Where Featherstone Works Best
Featherstone shines in spaces where you want calm without coldness. Bedrooms, living rooms, and home offices are natural fits. It also does well in transitional spaces like hallways and stairwells, where its medium depth holds up without making things feel dim.
Orientation changes the experience. In north-facing rooms, which get cooler, indirect light, the warm undertone helps counteract that chill and keeps the space from feeling gray and flat. In south and west-facing rooms, the warmth amplifies and the mauve becomes more obvious, so test it carefully if you want to keep things neutral. It works in both small and large rooms, though in smaller spaces with limited light, the medium depth can close things in slightly.
What to Pair With Featherstone
For trim, reach for a warm white like Benjamin Moore White Dove (OC-17) or Simply White (OC-117). Both keep the relationship soft and avoid the harsh contrast a bright cool white would create. If you want more separation, Chantilly Lace is cleaner but read it carefully against the wall first.
Flooring in warm oak, walnut, or honeyed wood tones flatters Featherstone beautifully. For adjacent walls or accent colors, look at Benjamin Moore Edgecomb Gray (HC-173) for a lighter warm partner, or go deeper with Chelsea Gray (HC-168) for contrast. Furnishings in cream, camel, soft olive, and muted plum all sit comfortably alongside it. Black accents and aged brass hardware give it definition without breaking the warm mood.
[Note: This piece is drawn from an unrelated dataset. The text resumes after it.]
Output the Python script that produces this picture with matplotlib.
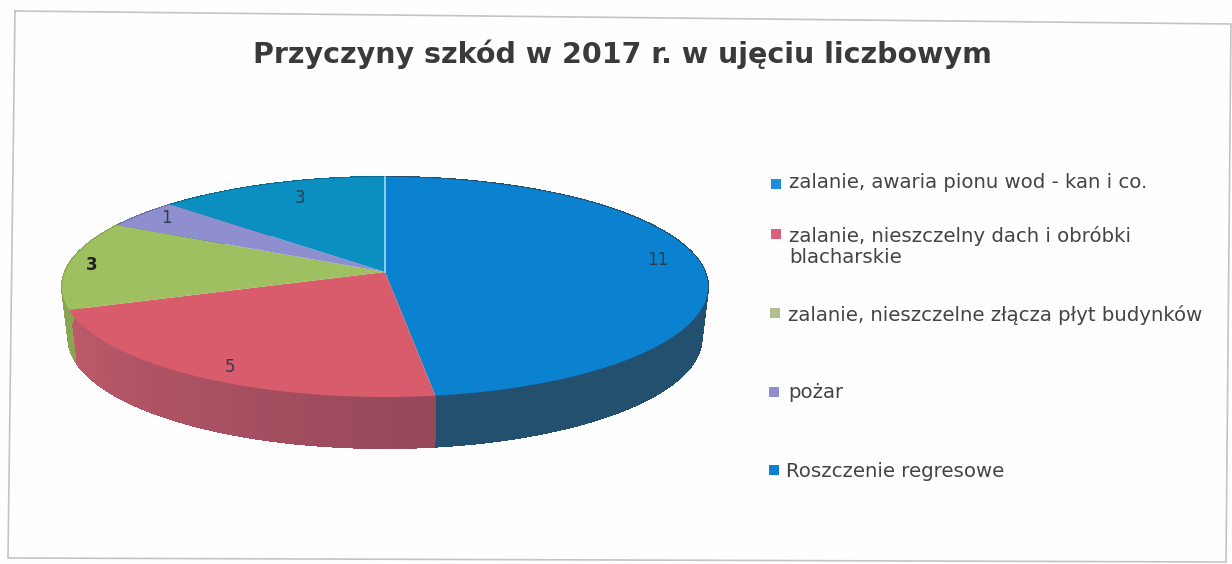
#!/bin/env python3
import numpy as np
import matplotlib
matplotlib.use('Agg')
import matplotlib.pyplot as plt
from matplotlib.colors import to_rgb

title = 'Przyczyny szkód w 2017 r. w ujęciu liczbowym'
categories = [
    'zalanie, awaria pionu wod - kan i co.',
    'zalanie, nieszczelny dach i obróbki\nblacharskie',
    'zalanie, nieszczelne złącza płyt budynków',
    'pożar',
    'Roszczenie regresowe',
]
values = [11, 5, 3, 1, 3]
top_colors = ['#0a82cf', '#d85c6c', '#9fc060', '#8f8fd0', '#0b8fc0']
side_start = ['#24506f', '#96485a', '#8aa552', '#6d6da6', '#0a6a90']
side_end = ['#24506f', '#bd5a6a', '#8aa552', '#6d6da6', '#0a6a90']
legend_colors = ['#1b8fd8', '#d8607c', '#afc08e', '#8f8fd0', '#0a82cf']

# pie geometry in image pixels
cx, cy = 385, 272
half_w = 320
half_h = 108
persp = 0.136
depth = 51
shrink = 0.98


def project(angle, drop=0.0, scale=1.0):
    u, v = np.cos(angle), np.sin(angle)
    w = 1 + persp*v
    return cx + scale*half_w*u/w, cy - half_h*v/w + drop


plt.rcParams.update({
    'font.family': ['DejaVu Sans'],
    'figure.figsize': [12.32, 5.64],
    'savefig.dpi': 100,
})

fig = plt.figure(facecolor='#fefefe')
ax = fig.add_axes([0, 0, 1, 1])
ax.set(xlim=[0, 1232], ylim=[564, 0])
ax.axis('off')

# frame, the scan is slightly rotated
ax.plot([15, 1231, 1226, 8, 15], [11, 24, 562, 558, 11], color='#c4c4c4', lw=1.2)

# slice edges, clockwise from 12 o'clock
edges = np.pi/2 - 2*np.pi*np.cumsum([0] + values)/np.sum(values)

# side wall, one narrow strip per step so it can be shaded
for i in range(len(values)):
    angles = np.linspace(edges[i], edges[i + 1], max(2, int(values[i]*12)))
    start, end = np.array(to_rgb(side_start[i])), np.array(to_rgb(side_end[i]))
    for k, (a0, a1) in enumerate(zip(angles[:-1], angles[1:])):
        xt0, yt0 = project(a0)
        xt1, yt1 = project(a1)
        xb0, yb0 = project(a0, depth, shrink)
        xb1, yb1 = project(a1, depth, shrink)
        shade = start + (end - start)*k/(len(angles) - 2)
        ax.fill([xt0, xt1, xb1, xb0], [yt0, yt1, yb1, yb0],
                color=shade, lw=0.8, antialiased=False)

# top face
for i in range(len(values)):
    angles = np.linspace(edges[i], edges[i + 1], 200)
    xs, ys = project(angles)
    ax.fill(np.r_[cx, xs], np.r_[cy, ys], color=top_colors[i], lw=0)

# pale line between the first and last slice
x0, y0 = project(edges[0])
ax.plot([cx, x0], [cy, y0], color='#a8d8ee', lw=1.2)

# data labels
label_pos = [(658, 260), (230, 367), (92, 265), (166, 218), (300, 198)]
for val, (x, y), strong in zip(values, label_pos, [0, 0, 1, 0, 0]):
    ax.text(x, y, str(val), ha='center', va='center', fontsize=12,
            color='#222222' if strong else '#2a3f50',
            fontweight='bold' if strong else 'normal')

ax.text(622, 54, title, ha='center', va='center', fontsize=20.5,
        fontweight='bold', color='#3a3a3a')

# legend
marker_x = [776, 776, 775, 774, 774]
marker_y = [184, 234, 313, 392, 470]
text_x = [789, 789, 788, 788, 786]
text_y = [183, 236, 315, 393, 472]
for i, name in enumerate(categories):
    ax.scatter(marker_x[i], marker_y[i], marker='s', s=55, color=legend_colors[i], lw=0)
    ax.text(text_x[i], text_y[i] - 10, name, ha='left', va='top',
            fontsize=14.2, color='#444444', linespacing=1.15)

fig.savefig('out.png')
Colors That Clash With Featherstone
Don't pair Featherstone with cool blue-grays or stark icy whites. The temperature clash makes the mauve undertone look unexpectedly pink and the whole scheme feels off. Avoid using it in a poorly lit north room without testing first, since the lack of light can flatten it into something dull. And skip the cool-toned gray flooring. That combination tends to drain the warmth right out of the walls.